§ EXERCISE DETAILS
Find each line with "this" and copy it.

§ GIVEN DATA

• • • • • • •

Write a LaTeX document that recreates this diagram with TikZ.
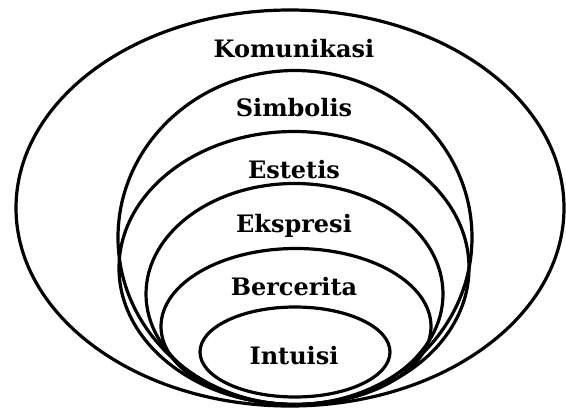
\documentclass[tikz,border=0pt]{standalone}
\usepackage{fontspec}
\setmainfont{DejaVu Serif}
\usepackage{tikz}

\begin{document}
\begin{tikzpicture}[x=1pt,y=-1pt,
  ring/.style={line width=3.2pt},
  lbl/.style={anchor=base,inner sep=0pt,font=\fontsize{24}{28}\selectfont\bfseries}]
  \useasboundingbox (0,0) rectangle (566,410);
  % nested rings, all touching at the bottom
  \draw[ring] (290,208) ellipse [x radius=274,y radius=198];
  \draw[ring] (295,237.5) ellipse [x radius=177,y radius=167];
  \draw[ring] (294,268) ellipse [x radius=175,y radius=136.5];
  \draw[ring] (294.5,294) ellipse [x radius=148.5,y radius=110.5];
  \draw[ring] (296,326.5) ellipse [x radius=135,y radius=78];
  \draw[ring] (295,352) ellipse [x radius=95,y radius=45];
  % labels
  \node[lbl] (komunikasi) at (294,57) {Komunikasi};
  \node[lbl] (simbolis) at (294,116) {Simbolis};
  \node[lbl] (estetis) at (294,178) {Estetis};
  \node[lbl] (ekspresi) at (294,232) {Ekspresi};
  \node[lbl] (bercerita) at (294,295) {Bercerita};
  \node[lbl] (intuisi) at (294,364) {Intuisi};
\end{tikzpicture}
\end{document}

• • • • • • •

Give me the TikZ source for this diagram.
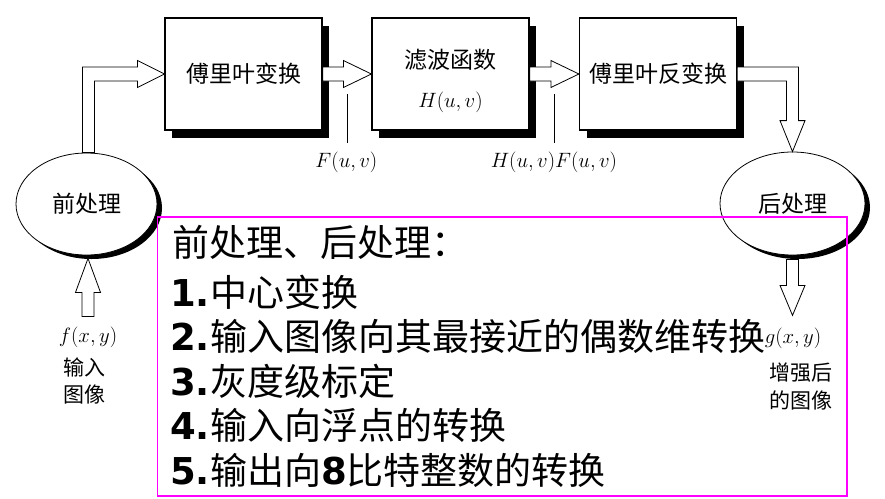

• • • • • • •

§ ANSWER FOR THE TASK
Write a LaTeX document that recreates this diagram with TikZ.
Give me the TikZ source for this diagram.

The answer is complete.